Le candidat évincé et le candidat lésé : d’utiles précisions

Le Conseil d’Etat vient de préciser deux notions juridiques particulièrement importantes en matière de contentieux administratif des contrats, domaine en évolution permanente.

Le candidat évincé dans le recours en contestation de validité d’un contrat

Ainsi, par un avis du 11 avril 2012, le Conseil d’Etat refuse expressément d’appliquer la jurisprudence SMIRGEOMES (cf infra) dans le cadre d’un recours TROPIC (c’est-à-dire d’un recours au fond de contestation de la validité d’un contrat signé) : tout candidat évincé est recevable à présenter un recours sans avoir à justifier qu’il ait été lésé ou susceptible d’être lésé par le manquement invoqué.
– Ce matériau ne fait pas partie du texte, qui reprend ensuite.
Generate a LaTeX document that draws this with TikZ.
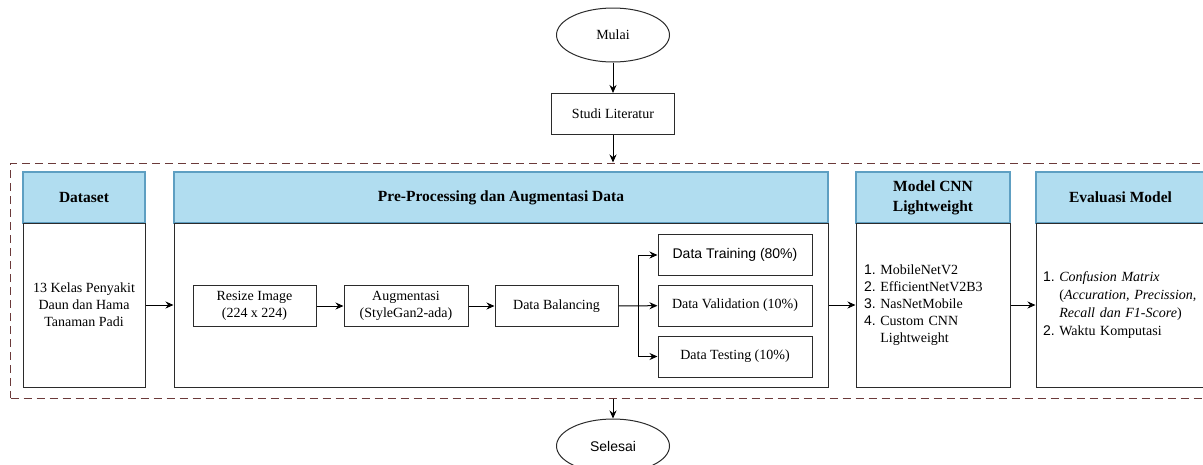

Dans le cadre d’un recours TROPIC, la notion de candidat évincé est admise de manière large, le Conseil d’Etat précisant que :

« Cette qualité de concurrent évincé est reconnue à tout requérant qui aurait eu intérêt à conclure le contrat, alors même qu’il n’aurait pas présenté sa candidature, qu’il n’aurait pas été admis à présenter une offre ou qu’il aurait présenté une offre inappropriée, irrégulière ou inacceptable.

A l’appui de son recours (…), le concurrent évincé peut invoquer tout moyen.

Il ne résulte par ailleurs d’aucun texte ni principe que le caractère opérant des moyens ainsi soulevés soit subordonné à la circonstance que les vices auxquels ces moyens se rapportent aient été susceptibles de léser le requérant. »

Le recours en contestation de validité du contrat est donc bien à distinguer du référé pré-contractuel.

CE, avis, 11 avril 2012, n°355446, société Gouelle


Le candidat lésé dans le référé pré-contractuel

Pour ce référé, par un arrêt du 11 avril 2012, le Conseil d’Etat précise que la notion de candidat lésé au sens de la jurisprudence SMIRGEOMES qui définit la recevabilité de ce recours spécifique, est indépendante du classement du requérant à l’issue du jugement des offres dès lors que sa candidature ou son offre étaient recevables :

« il appartient dès lors au juge des référés précontractuels de rechercher si l’entreprise qui le saisit se prévaut de manquements qui, eu égard à leur portée et au stade de la procédure auquel ils se rapportent, sont susceptibles de l’avoir lésée ou risquent de la léser, fût-ce de façon indirecte en avantageant une entreprise concurrente ;

le choix de l’offre d’un candidat irrégulièrement retenu est susceptible d’avoir lésé le candidat qui invoque ce manquement, à moins qu’il ne résulte de l’instruction que sa candidature devait elle-même être écartée, ou que l’offre qu’il présentait ne pouvait qu’être éliminée comme inappropriée, irrégulière ou inacceptable ;

en jugeant ainsi qu’un tel choix était par nature susceptible d’avoir lésé tout autre candidat à la seule condition que la candidature de cet autre candidat soit elle-même recevable, le juge des référés du tribunal administratif de Dijon a commis une erreur de droit. »

En l’espèce, le requérant pouvait donc être lésé par le choix du pouvoir adjudicateur d’attribuer le marché en cause à un candidat dont la candidature était irrégulière : le manquement invoqué était donc susceptible de léser le requérant de façon indirecte par l’avantage ainsi conféré par le pouvoir adjudicateur à une entreprise concurrente et ce quel que soit le classement du requérant.

Par suite, dans le cadre d’un référé pré-contractuel, et à la différence du recours TROPIC, le candidat n’a pas à démontrer qu’il avait des chances sérieuses de remporter le marché.